Figure 1. Schematic illustration of the Pdu shell and shell proteins associated with the wtBMC, rBMC and eBMC variants (A-U, mA-U and A-T).

Figure 1

Shell Proteins: The protein structures for PduA, PduB, PduT and PduU are shown, revealing the central pores within the hexameric or pseudohexameric symmetry. Hexameric shell proteins form the facets of the structure. The pentameric vertex protein (PduN) is thought to take up the vertex position of the structure. Bacterial microcompartment (BMC) for 1,2-propanediol utilization: wtBMCs and rBMCs incorporate many of the enzymes necessary for 1,2-PD degradation as well as enzymes for adenosylcobalamin reactivation.
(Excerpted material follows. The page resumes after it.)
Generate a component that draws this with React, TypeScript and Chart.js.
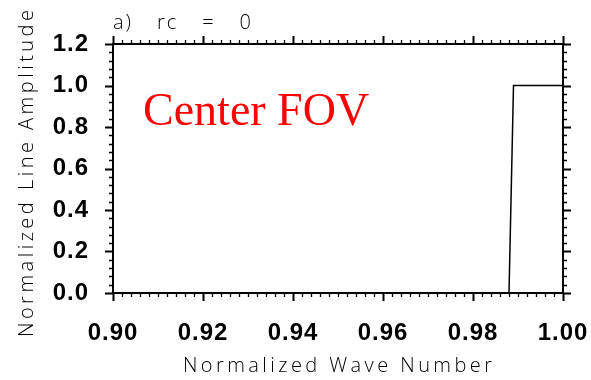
import React, { useEffect, useRef } from "react";
import { Chart, registerables } from "chart.js";

Chart.register(...registerables);

const waveNumber = [0.9, 0.988, 0.989, 1.0];
const amplitude = [0, 0, 1, 1];
const xTickValues = [0.9, 0.92, 0.94, 0.96, 0.98, 1.0];
const yTickValues = [0, 0.2, 0.4, 0.6, 0.8, 1.0, 1.2];
const xMinorStep = 0.002;
const yMinorStep = 0.04;
const panelTitle = "a) rc = 0";
const xTitle = "Normalized Wave Number";
const yTitle = "Normalized Line Amplitude";
const annotation = "Center FOV";

const W = 591;
const H = 380;

function spacedText(ctx: any, text: string, x: number, y: number, target: number, align: "left" | "center", letter?: number) {
  ctx.letterSpacing = "0px";
  ctx.wordSpacing = "0px";
  const w = ctx.measureText(text).width;
  if (letter === undefined) {
    const sp = Math.max(0, (target - w) / (text.length - 1));
    ctx.letterSpacing = sp + "px";
  } else {
    const words = text.split(" ").length - 1;
    const rest = target - w - letter * (text.length - 1);
    ctx.letterSpacing = letter + "px";
    ctx.wordSpacing = Math.max(0, rest / Math.max(1, words)) + "px";
  }
  ctx.textAlign = "left";
  const start = align === "center" ? x - target / 2 : x;
  ctx.fillText(text, start, y);
  ctx.letterSpacing = "0px";
  ctx.wordSpacing = "0px";
}

const framePlugin = {
  id: "frame",
  beforeDraw(chart: any) {
    (chart.ctx as any).letterSpacing = "1px";
  },
  afterDraw(chart: any) {
    const ctx = chart.ctx;
    (ctx as any).letterSpacing = "0px";
    const a = chart.chartArea;
    const xs = chart.scales.x;
    const ys = chart.scales.y;
    ctx.save();
    ctx.strokeStyle = "#000";
    const isMajor = (v: number, list: number[]) => list.some((t) => Math.abs(t - v) < 1e-6);
    const nx = Math.round((xs.max - xs.min) / xMinorStep);
    for (let i = 0; i <= nx; i++) {
      const v = xs.min + i * xMinorStep;
      const px = Math.round(xs.getPixelForValue(v)) + 0.5;
      const major = isMajor(v, xTickValues);
      const len = major ? 8 : 4;
      ctx.lineWidth = major ? 2 : 1.3;
      ctx.beginPath();
      ctx.moveTo(px, a.bottom);
      ctx.lineTo(px, a.bottom + len);
      ctx.moveTo(px, a.top);
      ctx.lineTo(px, a.top - len);
      ctx.stroke();
    }
    const ny = Math.round((ys.max - ys.min) / yMinorStep);
    for (let i = 0; i <= ny; i++) {
      const v = ys.min + i * yMinorStep;
      const py = Math.round(ys.getPixelForValue(v)) + 0.5;
      const major = isMajor(v, yTickValues);
      const len = major ? 8 : 4;
      ctx.lineWidth = major ? 2 : 1.3;
      ctx.beginPath();
      ctx.moveTo(a.left, py);
      ctx.lineTo(a.left - len, py);
      ctx.moveTo(a.right, py);
      ctx.lineTo(a.right + len, py);
      ctx.stroke();
    }
    ctx.lineWidth = 2;
    ctx.strokeRect(a.left, a.top, a.right - a.left, a.bottom - a.top);

    ctx.fillStyle = "#000";
    ctx.font = "300 20px 'Open Sans'";
    ctx.textBaseline = "alphabetic";
    spacedText(ctx, panelTitle, a.left, 29, 138, "left", 2);
    spacedText(ctx, xTitle, 337.5, 372, 309, "center");

    ctx.save();
    ctx.translate(33, 173.5);
    ctx.rotate(-Math.PI / 2);
    spacedText(ctx, yTitle, 0, 0, 327, "center");
    ctx.restore();

    ctx.fillStyle = "#ff0000";
    ctx.font = "46px 'Liberation Serif'";
    ctx.textAlign = "left";
    ctx.fillText(annotation, 143, 125);
    ctx.restore();
  },
};

export default function App() {
  const ref = useRef<HTMLCanvasElement>(null);
  useEffect(() => {
    if (!ref.current) return;
    const tickFont = { family: "'Liberation Sans', Arial, sans-serif", size: 24, weight: "bold" as const };
    const chart = new Chart(ref.current, {
      type: "line",
      data: {
        datasets: [
          {
            data: waveNumber.map((x, i) => ({ x, y: amplitude[i] })),
            borderColor: "#000",
            borderWidth: 1.5,
            pointRadius: 0,
            tension: 0,
            fill: false,
          },
        ],
      },
      options: {
        animation: false,
        responsive: false,
        events: [],
        layout: { padding: { left: 0, top: 44, right: 28, bottom: 0 } },
        plugins: { legend: { display: false }, tooltip: { enabled: false }, title: { display: false } },
        scales: {
          x: {
            type: "linear",
            min: 0.9,
            max: 1.0,
            afterFit: (s: any) => {
              s.height = H - 293;
              s.paddingLeft = 0;
              s.paddingRight = 0;
            },
            afterBuildTicks: (s: any) => {
              s.ticks = xTickValues.map((v) => ({ value: v }));
            },
            border: { display: false },
            grid: { display: false, drawTicks: false },
            ticks: {
              padding: 26,
              color: "#000",
              font: tickFont,
              maxRotation: 0,
              autoSkip: false,
              callback: (v: any) => Number(v).toFixed(2),
            },
          },
          y: {
            type: "linear",
            min: 0,
            max: 1.2,
            afterFit: (s: any) => {
              s.width = 113;
              s.paddingTop = 0;
              s.paddingBottom = 0;
            },
            afterBuildTicks: (s: any) => {
              s.ticks = yTickValues.map((v) => ({ value: v }));
            },
            border: { display: false },
            grid: { display: false, drawTicks: false },
            ticks: {
              padding: 24,
              color: "#000",
              font: tickFont,
              autoSkip: false,
              callback: (v: any) => Number(v).toFixed(1),
            },
          },
        },
      },
      plugins: [framePlugin],
    });
    return () => chart.destroy();
  }, []);
  return (
    <div style={{ position: "absolute", left: 0, top: 0, width: W, height: H, background: "#fff" }}>
      <canvas ref={ref} width={W} height={H} style={{ display: "block" }} />
    </div>
  );
}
The rBMC plasmid lacks the genes encoding for the diffusion facilitator protein (yellow, pduF) and the transcription factor (cyano, pocR). Substrate (1,2-PD) and cofactors (ATP, CoA, NAD+ and B12) are thought to diffuse through the gated pores in the shell protein. Empty microcompartment (eBMC): Three different shell protein constructs consisting of shell protein genes (A-T, A-U and mA-U) can be produced in E. coli (Supplementary). A-T is the basic eBMC that houses all the shell proteins (PduA, B, B’, J, K. N. U, T). A-U is composed of six Pdu shell protein, PduA, B, B’, J, K, N, U. The mA-U construct has a C-terminal fusion of mCherry (red, fluorescent tag) to PduA and thus consists of mCherry-PduA, B, B’, J, K, N, U.